Nastya, an orphan from Ukraine, has made this trip before. But with a cheering crowd assembled in the driveway, she has to be coaxed from the van. Minutes into the celebration and still clutching a stuffed dog, she falls into her host mother’s arms and buries her face.
It is a bittersweet reunion. Though this Cary family calls her one of its own, Nastya likely will not be allowed to stay in the United States, stymied by the laws of two countries. And with her Ukrainian homeland at war, her future is even more uncertain.
Mike and Kristy Johnson of Cary were busy parents of three last fall when they felt called to pursue adoption. But with their youngest still a toddler, there was no urgency.
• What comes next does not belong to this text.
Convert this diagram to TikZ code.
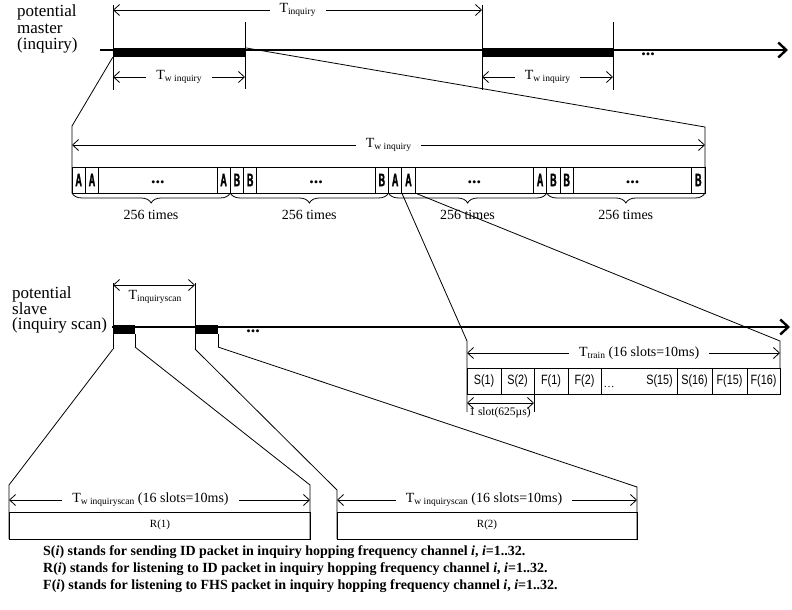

Not long after, Kristy was scrolling through Facebook and saw a posting by Marina’s Kids, a nonprofit group that matches Ukrainian orphans with host families in the United States. “I thought, ‘I could do that. It’s only for four weeks.’ When I showed it to Michael, he was all in.”
Approved host families select a child through photographs and a short bio they view online. Within two weeks, the Johnsons had raised the required $2,900 and were looking through the pictures when they happened upon one of a girl in a field of flowers.
“She looked so angelic that we picked her,” Kristy said. Her name was Anastasia, but she was called Nastya. Her last name, her orphanage and her Ukranian hometown aren’t released under Marina’s Kids rules.
At that first short visit last December, Nastya clung to Kristy from the start, eventually admitting that she reminded Nastya of her late mother. “When she got off the plane, she burst into tears and hugged and hugged and hugged me,” Kristy said. “She rode home with her head in my lap.”